Primary metal manufacturing sales rose 9.1 percent following two months of decline. The sales increase was widespread among all five primary metal manufacturing industries. However, the non-ferrous metal production & processing and the iron & steel pipes & tubes manufacturing industries posted the largest sales gain in dollars in November. Petroleum & coal product sales increased 3.7 percent to their highest level since September 2015. The gain in November was mainly attributable to higher volumes reported by several oil refineries following partial shutdowns in September and October for maintenance and retooling work.
However, sales in the transportation equipment industry decreased 2.3 percent mainly thanks to decreases in the aerospace product & parts industry (down 7.4 percent) and the other transportation equipment industry (down 26.8 percent), which had posted a significant increase the previous month.
Manufacturing sales for twenty-one reporting industries are the Canadian dollar level of factory shipments for manufacturing durable and nondurable goods. Volume figures are also provided. The sales statistics form part of a wide monthly report that encompasses information on new orders, backlogs and inventories and is a key input into forecasts of monthly gross domestic product (GDP).

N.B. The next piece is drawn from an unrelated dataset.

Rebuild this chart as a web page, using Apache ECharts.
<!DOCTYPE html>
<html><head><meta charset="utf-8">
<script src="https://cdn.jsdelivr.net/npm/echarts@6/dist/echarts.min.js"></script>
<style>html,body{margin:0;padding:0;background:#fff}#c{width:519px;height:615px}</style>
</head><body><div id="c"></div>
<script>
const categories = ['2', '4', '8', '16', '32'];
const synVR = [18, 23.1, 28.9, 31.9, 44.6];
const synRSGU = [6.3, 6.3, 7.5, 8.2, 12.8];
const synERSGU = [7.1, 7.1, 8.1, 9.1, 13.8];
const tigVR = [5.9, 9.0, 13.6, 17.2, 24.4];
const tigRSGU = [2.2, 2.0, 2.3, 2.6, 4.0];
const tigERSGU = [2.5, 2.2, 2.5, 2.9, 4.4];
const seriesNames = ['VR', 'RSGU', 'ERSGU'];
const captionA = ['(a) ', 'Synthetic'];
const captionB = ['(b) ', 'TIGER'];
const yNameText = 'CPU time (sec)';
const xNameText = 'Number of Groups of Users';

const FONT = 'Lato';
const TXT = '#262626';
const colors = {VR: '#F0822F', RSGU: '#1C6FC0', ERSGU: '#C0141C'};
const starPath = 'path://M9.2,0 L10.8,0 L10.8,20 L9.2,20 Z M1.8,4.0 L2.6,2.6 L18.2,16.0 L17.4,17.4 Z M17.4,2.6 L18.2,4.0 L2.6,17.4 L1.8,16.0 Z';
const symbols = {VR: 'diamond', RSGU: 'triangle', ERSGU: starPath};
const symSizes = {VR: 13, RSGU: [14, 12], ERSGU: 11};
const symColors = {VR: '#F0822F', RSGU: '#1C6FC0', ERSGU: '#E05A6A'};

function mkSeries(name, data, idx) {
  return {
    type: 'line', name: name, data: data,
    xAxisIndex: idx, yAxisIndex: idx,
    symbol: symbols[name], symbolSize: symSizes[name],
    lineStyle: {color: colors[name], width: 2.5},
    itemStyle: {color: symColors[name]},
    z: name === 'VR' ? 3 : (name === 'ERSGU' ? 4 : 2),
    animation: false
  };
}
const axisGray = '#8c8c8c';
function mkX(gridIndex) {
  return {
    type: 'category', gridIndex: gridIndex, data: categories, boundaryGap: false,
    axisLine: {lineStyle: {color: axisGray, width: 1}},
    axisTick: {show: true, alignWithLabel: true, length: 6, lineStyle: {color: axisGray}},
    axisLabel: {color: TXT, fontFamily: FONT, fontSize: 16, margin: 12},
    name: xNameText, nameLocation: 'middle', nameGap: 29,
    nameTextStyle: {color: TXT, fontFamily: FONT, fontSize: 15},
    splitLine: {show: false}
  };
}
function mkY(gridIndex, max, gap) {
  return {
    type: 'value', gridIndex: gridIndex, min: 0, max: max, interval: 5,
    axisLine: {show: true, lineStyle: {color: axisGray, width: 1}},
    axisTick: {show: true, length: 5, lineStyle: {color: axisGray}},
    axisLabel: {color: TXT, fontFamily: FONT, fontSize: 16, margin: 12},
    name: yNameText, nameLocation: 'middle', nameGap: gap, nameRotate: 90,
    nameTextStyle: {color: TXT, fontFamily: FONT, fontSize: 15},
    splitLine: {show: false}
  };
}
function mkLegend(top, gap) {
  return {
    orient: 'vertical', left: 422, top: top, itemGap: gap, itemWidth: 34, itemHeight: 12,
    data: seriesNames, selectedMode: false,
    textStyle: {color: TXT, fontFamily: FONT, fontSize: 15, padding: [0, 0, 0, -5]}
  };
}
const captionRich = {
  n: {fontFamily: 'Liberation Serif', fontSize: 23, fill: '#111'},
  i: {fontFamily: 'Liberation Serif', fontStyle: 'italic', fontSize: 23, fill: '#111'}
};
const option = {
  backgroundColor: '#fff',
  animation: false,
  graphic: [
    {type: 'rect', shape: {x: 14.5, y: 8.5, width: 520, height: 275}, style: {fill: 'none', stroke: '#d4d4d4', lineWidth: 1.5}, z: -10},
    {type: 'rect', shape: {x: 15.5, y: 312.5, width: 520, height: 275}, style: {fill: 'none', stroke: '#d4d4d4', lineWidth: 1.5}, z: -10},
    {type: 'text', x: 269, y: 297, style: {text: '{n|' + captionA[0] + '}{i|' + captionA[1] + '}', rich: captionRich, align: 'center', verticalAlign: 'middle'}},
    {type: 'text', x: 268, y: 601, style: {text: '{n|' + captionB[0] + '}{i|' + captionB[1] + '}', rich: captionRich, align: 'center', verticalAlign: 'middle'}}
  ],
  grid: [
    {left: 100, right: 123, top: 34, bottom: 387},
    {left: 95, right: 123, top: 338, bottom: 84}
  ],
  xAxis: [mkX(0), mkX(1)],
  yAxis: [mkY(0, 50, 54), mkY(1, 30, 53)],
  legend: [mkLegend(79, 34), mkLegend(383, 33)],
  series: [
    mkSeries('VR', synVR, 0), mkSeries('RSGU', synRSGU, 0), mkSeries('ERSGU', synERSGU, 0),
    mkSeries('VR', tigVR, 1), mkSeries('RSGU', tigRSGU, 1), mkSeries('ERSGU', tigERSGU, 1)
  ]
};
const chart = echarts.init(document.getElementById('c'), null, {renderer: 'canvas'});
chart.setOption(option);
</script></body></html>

Manufacturer's shipments represent the monetary level of factory shipments for durable and nondurable goods and are a relevant indicator for an export-oriented economy. The data are used by analysts to evaluate the economic health of manufacturing industries. They are also used as inputs to GDP and needless to say, these data are used by the central bank in its decision-making process.
The monthly survey of manufacturing of which shipments is a part, provides a broad look at manufacturing activity levels. The level of activity in manufacturing can be affected by the level of interest rates which slows or stimulates the demand for goods and production. Shipments are an indication of how busy factories have been as manufacturers work to fill orders. The data not only provide insight to demand for items such as refrigerators and cars, but also business investment such as industrial machinery, electrical machinery and computers. Because a large proportion of shipments are headed south of the border to the U.S. and include a wide variety of durables, shipments are affected by U.S. economic activity as well as the exchange rate. Although the focus in this report is on shipments, it also contains information on inventories and new and unfilled orders.
Results from this survey are used by both the private and public sectors including finance departments of the federal and provincial governments, the Bank of Canada, Industry Canada, the System of National Accounts, the manufacturing community, consultants and research organizations in Canada, the United States and abroad.